- Film poster
- Directed by: Masayuki Suzuki
- Screenplay by: Michitaka Okada
- Based on: Masquerade Hotel by Keigo Higashino
- Produced by: Juichi Uehara Kazutoshi Wadakura
- Starring: Takuya Kimura Masami Nagasawa
- Cinematography: Shoji Ehara
- Edited by: Takuya Taguchi
- Music by: Naoki Satō
- Production companies: Fuji Television; Shueisha; J Storm; Cine Bazar;
- Distributed by: Toho
- Release date: 18 January 2019 (Japan);
- Running time: 133 minutes
- Country: Japan
- Language: Japanese

= Masquerade Hotel =

2019 film

Masquerade Hotel (マスカレード・ホテル, Masukarēdo Hoteru) is a 2019 Japanese crime film directed by Masayuki Suzuki.
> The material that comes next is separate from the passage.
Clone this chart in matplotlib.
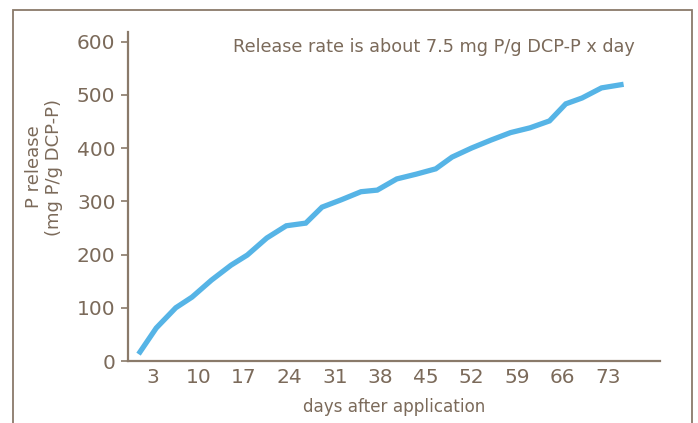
import matplotlib.pyplot as plt
from matplotlib.patches import Rectangle

# days after application and cumulative P release (mg P/g DCP-P)
days = [1, 3.5, 6.5, 9, 12, 15, 17.5, 20.5, 23.5, 26.5, 29, 32, 35, 37.5,
        40.5, 43.5, 46.5, 49, 52, 55, 58, 61, 64, 66.5, 69, 72, 75]
release = [17, 62, 100, 120, 152, 180, 199, 231, 254, 259, 289, 303, 318, 321,
           342, 351, 361, 383, 400, 415, 429, 438, 451, 483, 494, 513, 519]
xticks = [3, 10, 17, 24, 31, 38, 45, 52, 59, 66, 73]
yticks = [0, 100, 200, 300, 400, 500, 600]

txt = '#7b6a5a'
edge = '#8a7a6a'
blue = '#56b4e6'

plt.rcParams['font.family'] = ['DejaVu Sans']

fig = plt.figure(figsize=(6.98, 4.23), dpi=100)
ax = fig.add_axes([128 / 698, 1 - 361 / 423, (660 - 128) / 698, (361 - 32) / 423])

ax.plot(days, release, color=blue, lw=3.8, solid_joinstyle='miter')

ax.set_xlim(-0.85, 81)
ax.set_ylim(0, 618)
ax.set_xticks(xticks)
ax.set_yticks(yticks)
ax.tick_params(axis='x', length=0, pad=5, labelsize=14.5, labelcolor=txt)
ax.tick_params(axis='y', length=5, width=1.2, color=edge, pad=4, labelsize=14.5, labelcolor=txt)

for s in ['top', 'right']:
    ax.spines[s].set_visible(False)
for s in ['left', 'bottom']:
    ax.spines[s].set_color(edge)
    ax.spines[s].set_linewidth(1.6)

ax.set_xlabel('days after application', fontsize=12.1, color=txt, labelpad=8)
fig.text(44 / 698, 1 - 167 / 423, 'P release\n(mg P/g DCP-P)', rotation=90,
         ha='center', va='center', multialignment='center', fontsize=13,
         color=txt, linespacing=1.1)

ax.text(0.575, 0.955, 'Release rate is about 7.5 mg P/g DCP-P x day',
        transform=ax.transAxes, ha='center', va='center', fontsize=12.7, color=txt)

# outer frame, open at the bottom edge of the picture
fig.patches.append(Rectangle((13 / 698, -0.05), (692 - 13) / 698, 1.05 - 10 / 423,
                             transform=fig.transFigure, fill=False,
                             edgecolor=edge, lw=1.3))

fig.savefig('out.png', dpi=100)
A sequel, Masquerade Night, was released on 17 September 2021.

==Plot==

During an investigation of a serial killer in Tokyo, police are led to a hotel that may be where the next murder will take place. Detective Nitta Kosuke goes undercover and begins working at the front desk of the hotel. Yamagishi Naomi works at the front desk of the hotel. She is selected to train Kosuke for his front desk job. Kosuke is focused on catching the killer, but Naomi prioritizes the safety of the guests.